次に、スタミナも必要です。何の運動経験もない人間同士が殴り合った場合、一分もすればヘトヘトになります。
素人の男性と殴り合った場合、その一分間をガードを固めて耐え抜けば、攻め疲れによりスタミナ切れを起こす可能性が大です。そこで反撃すれば、勝利の目もあります。
加えて、ブラジリアン柔術も習っておいた方がいいでしょう。押し倒された時や、組まれた時などに上手く逃げる技術を学ぶことが出来ます。
ここまで書いてきましたが……私は、暴力を推奨しているわけではありません。先ほども書いた通り、殴り合えば自分もケガをする可能性があります。下手すれば、顔に一生ものの傷を負わされることもあります。
また相手にケガをさせれば、傷害で訴えられる可能性があります。
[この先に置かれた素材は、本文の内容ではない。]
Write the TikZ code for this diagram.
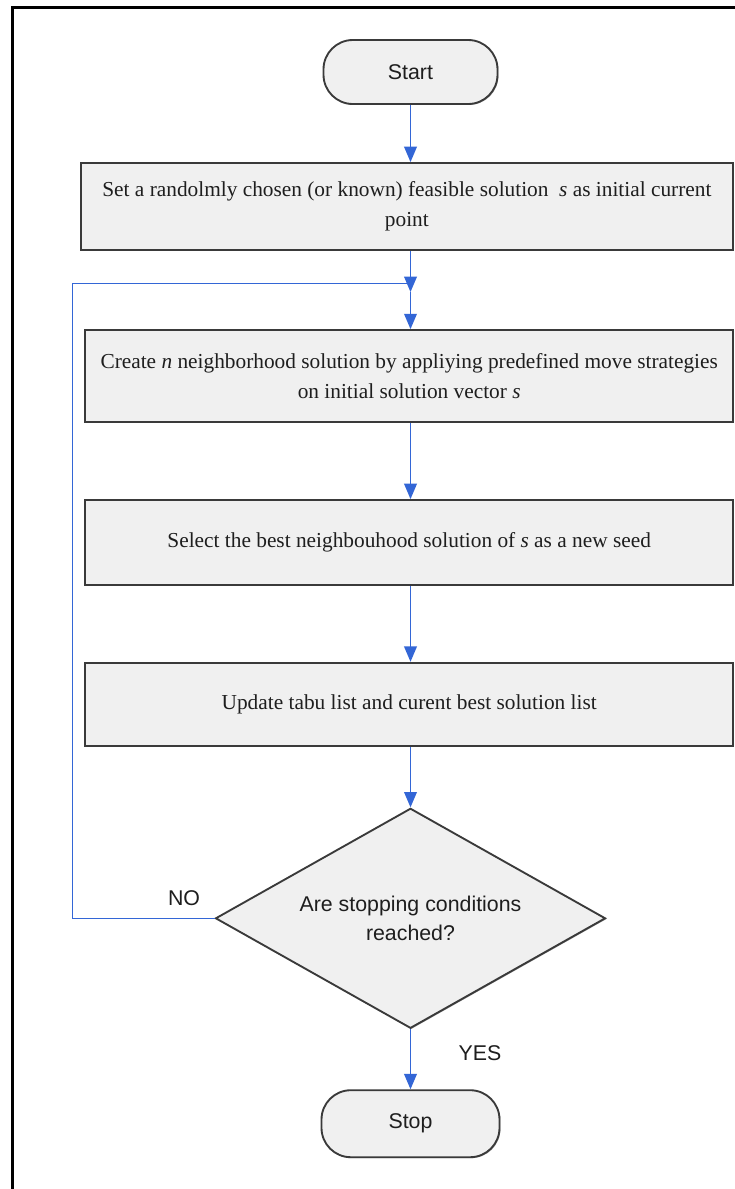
\documentclass[tikz,border=0pt]{standalone}
\usepackage{fontspec}
\setmainfont{Liberation Serif}
\setsansfont{Liberation Sans}
\usetikzlibrary{arrows.meta,shapes.geometric,shadows}

\definecolor{flowblue}{HTML}{3366D6}
\definecolor{boxfill}{HTML}{F0F0F0}
\definecolor{boxline}{HTML}{3A3A3A}
\definecolor{inktext}{HTML}{1E1E1E}

\tikzset{
  base/.style={draw=boxline, line width=1.4pt, fill=boxfill, inner sep=0pt,
    text=inktext,
    drop shadow={shadow xshift=0.7pt, shadow yshift=-0.7pt, fill=black!60, opacity=0.6}},
  terminal/.style={base, rectangle, rounded corners=22pt,
    font=\sffamily\fontsize{16}{22}\selectfont},
  process/.style={base, rectangle, align=center,
    font=\fontsize{16}{22.5}\selectfont},
  decision/.style={base, diamond, aspect=1.77, minimum width=292.5pt,
    minimum height=165pt, align=center,
    font=\sffamily\fontsize{16}{22}\selectfont},
  flow/.style={draw=flowblue, line width=1.1pt},
  arrow/.style={flow, -{Triangle[width=9.5pt,length=11.5pt]}},
  answer/.style={font=\sffamily\fontsize{16}{20}\selectfont, inner sep=0pt, text=inktext},
}

\begin{document}
\begin{tikzpicture}[x=0.75pt, y=-0.75pt]
  % page and outer frame
  \useasboundingbox (0,0) rectangle (735,1189);
  \fill[white] (0,0) rectangle (735,1189);
  \draw[line width=2.2pt, black] (12.5,1189) -- (12.5,7.5) -- (735,7.5);

  % flowchart blocks
  \node[terminal, minimum width=130.5pt, minimum height=48pt] (start) at (410.5,72) {Start};
  \node[process, minimum width=489.2pt, minimum height=65.25pt] (b1) at (406.9,206.5)
    {Set a randolmly chosen (or known) feasible solution~ \textit{s} as initial current\\point};
  \node[process, minimum width=485.8pt, minimum height=68.8pt] (b2) at (409.2,375.9)
    {Create \textit{n} neighborhood solution by appliying predefined move strategies\\on initial solution vector \textit{s}};
  \node[process, minimum width=485.8pt, minimum height=63.75pt] (b3) at (409.2,542.5)
    {Select the best neighbouhood solution of \textit{s} as a new seed};
  \node[process, minimum width=485.8pt, minimum height=62.5pt] (b4) at (409.2,704.4)
    {Update tabu list and curent best solution list};
  \node[decision] (d) at (410.5,918.3) {Are stopping conditions\\reached?};
  \node[terminal, minimum width=133.5pt, minimum height=50.25pt] (stop) at (410.5,1123.7) {Stop};

  % branch labels
  \node[answer] (no) at (184,897.7) {NO};
  \node[answer] (yes) at (480,1052.7) {YES};

  % junction where the loop re-enters the main line
  \coordinate (j) at (410.5,292);
  \coordinate (loopend) at (410.5,283.3);

  % connectors
  \draw[arrow] (start.south) -- (start.south |- b1.north);
  \draw[arrow] (b1.south -| start) -- (j);
  \draw[arrow] (j) -- (j |- b2.north);
  \draw[arrow] (b2.south -| start) -- (b3.north -| start);
  \draw[arrow] (b3.south -| start) -- (b4.north -| start);
  \draw[arrow] (b4.south -| start) -- (d.north);
  \draw[arrow] (d.south) -- (stop.north);
  \draw[flow] (d.west) -- ++(-142,0) |- (loopend);
\end{tikzpicture}
\end{document}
殴りたい相手がいるのでしたら、そのことも覚悟してください。
さらに、体格差が大きすぎると勝ち目は薄くなります。極端な話ですが、百キロの男性と五十キロの女性が闘った場合、男性にドンと押されただけで女性はよろけて倒れてしまったりします。
その状態で、百キロの男性に馬乗りになられたら……まあ、逆転は難しいでしょうね。
蛇足かも知れませんが……浜口京子さんはレスリング選手時代、試合中に鼻骨を骨折しながらも最後まで闘い抜きました。
選手を引退した今はテレビ番組で「気合だ!」などと叫ぶ陽気な姿を披露していますが、秘められた闘争心や根性には凄まじいものがありますね。そこらへんのヤンキーでは、相手にすらならないでしょう。
最近では、三十キロのダンベルを片手でカールする姿も動画で披露しております。今も筋トレは欠かしていないようですね。筋力、レスリング技術、根性……どれをとっても凄いです。吉田沙保里さんが「霊長類最強」などと言われていますが、個人的には浜口京子さんの方がよっぽど怖いですね。もちろん、私ごときが勝てる人ではありません。